**DATA BLOCK:**
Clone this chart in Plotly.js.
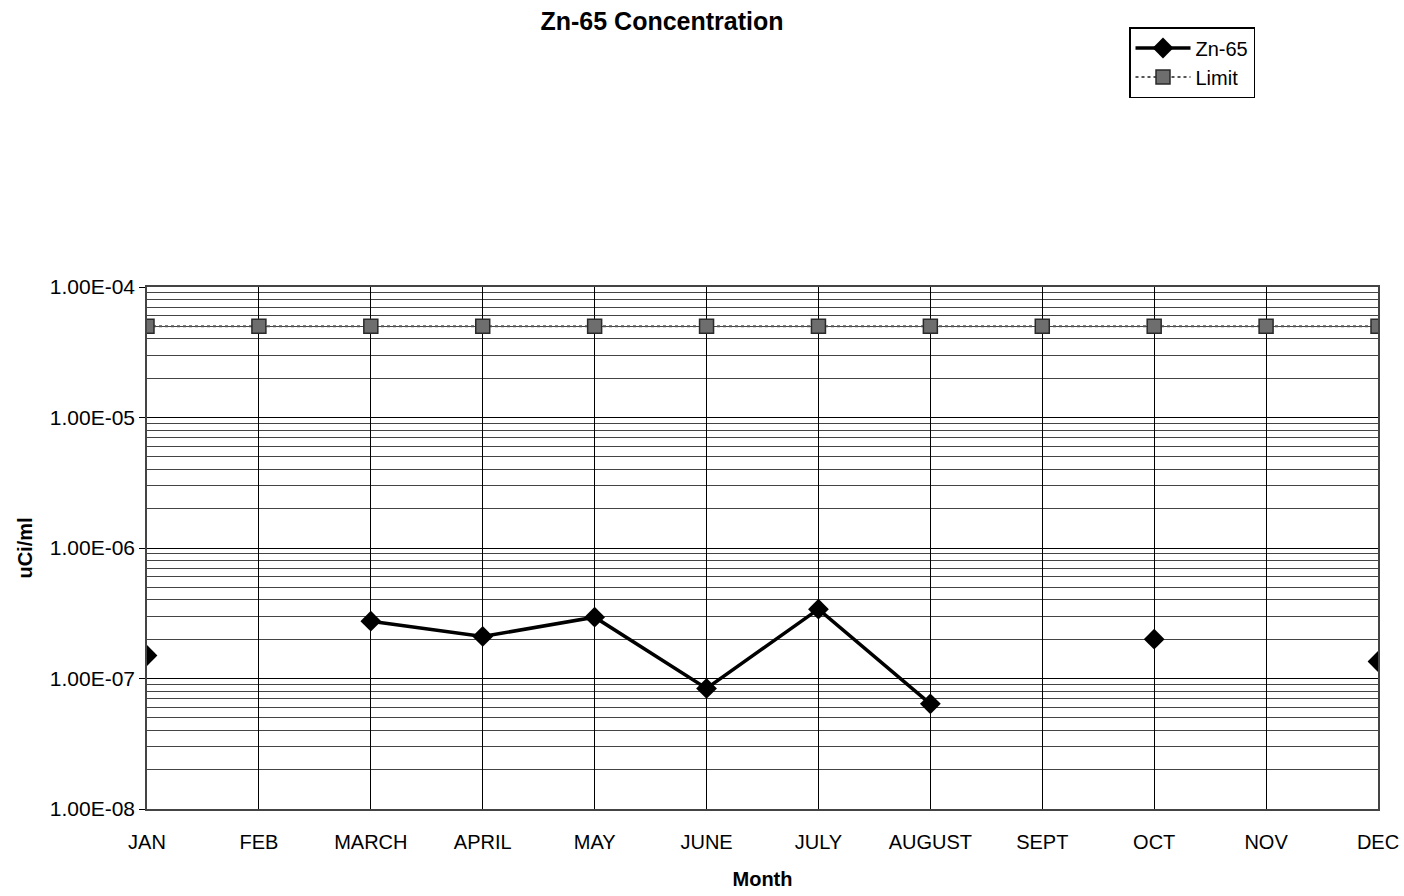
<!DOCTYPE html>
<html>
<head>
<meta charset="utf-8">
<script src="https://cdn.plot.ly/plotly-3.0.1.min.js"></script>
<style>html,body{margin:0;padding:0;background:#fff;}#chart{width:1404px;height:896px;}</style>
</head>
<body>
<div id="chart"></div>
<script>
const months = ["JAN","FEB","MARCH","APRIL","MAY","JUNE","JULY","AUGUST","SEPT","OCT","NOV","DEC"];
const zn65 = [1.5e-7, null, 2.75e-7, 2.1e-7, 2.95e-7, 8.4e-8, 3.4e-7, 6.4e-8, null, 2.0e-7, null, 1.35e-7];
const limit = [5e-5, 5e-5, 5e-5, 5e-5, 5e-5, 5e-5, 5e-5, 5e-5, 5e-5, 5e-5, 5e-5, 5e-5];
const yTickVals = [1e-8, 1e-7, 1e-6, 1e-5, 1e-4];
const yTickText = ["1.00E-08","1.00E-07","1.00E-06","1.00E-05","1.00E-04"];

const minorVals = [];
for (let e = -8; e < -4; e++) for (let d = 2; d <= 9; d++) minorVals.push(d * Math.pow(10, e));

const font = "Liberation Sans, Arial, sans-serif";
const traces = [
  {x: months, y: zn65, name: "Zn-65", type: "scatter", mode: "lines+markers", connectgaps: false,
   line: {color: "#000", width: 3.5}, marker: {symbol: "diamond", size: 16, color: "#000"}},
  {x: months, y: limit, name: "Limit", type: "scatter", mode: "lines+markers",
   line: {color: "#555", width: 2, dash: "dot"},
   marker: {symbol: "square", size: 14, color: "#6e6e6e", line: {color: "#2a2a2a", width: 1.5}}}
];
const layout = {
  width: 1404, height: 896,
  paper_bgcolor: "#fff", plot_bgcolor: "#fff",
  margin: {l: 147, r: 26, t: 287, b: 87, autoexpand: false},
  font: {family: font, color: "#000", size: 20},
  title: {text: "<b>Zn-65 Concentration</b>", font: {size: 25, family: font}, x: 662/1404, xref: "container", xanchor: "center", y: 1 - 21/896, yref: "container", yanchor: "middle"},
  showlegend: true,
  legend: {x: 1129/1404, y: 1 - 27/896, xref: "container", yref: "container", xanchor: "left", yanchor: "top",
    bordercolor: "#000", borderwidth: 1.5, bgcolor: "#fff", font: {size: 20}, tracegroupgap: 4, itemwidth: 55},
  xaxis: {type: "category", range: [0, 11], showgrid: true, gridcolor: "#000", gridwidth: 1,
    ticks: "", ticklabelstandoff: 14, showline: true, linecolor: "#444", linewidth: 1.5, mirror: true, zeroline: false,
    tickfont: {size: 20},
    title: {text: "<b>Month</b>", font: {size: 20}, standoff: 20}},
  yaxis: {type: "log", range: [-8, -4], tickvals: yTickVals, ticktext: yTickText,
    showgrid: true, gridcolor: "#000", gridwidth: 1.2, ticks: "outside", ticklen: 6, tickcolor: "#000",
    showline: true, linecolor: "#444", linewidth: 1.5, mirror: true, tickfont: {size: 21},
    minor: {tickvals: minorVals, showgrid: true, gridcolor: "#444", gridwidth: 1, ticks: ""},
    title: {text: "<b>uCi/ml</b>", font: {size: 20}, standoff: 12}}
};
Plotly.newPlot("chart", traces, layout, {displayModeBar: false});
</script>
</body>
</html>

**WHAT IS BEING ASKED:** Look through the data above. Each line containing the word "chart" needs to be copied.

**SOLUTION TO THIS TASK:**
Clone this chart in Plotly.js.
<style>html,body{margin:0;padding:0;background:#fff;}#chart{width:1404px;height:896px;}</style>
<div id="chart"></div>
Plotly.newPlot("chart", traces, layout, {displayModeBar: false});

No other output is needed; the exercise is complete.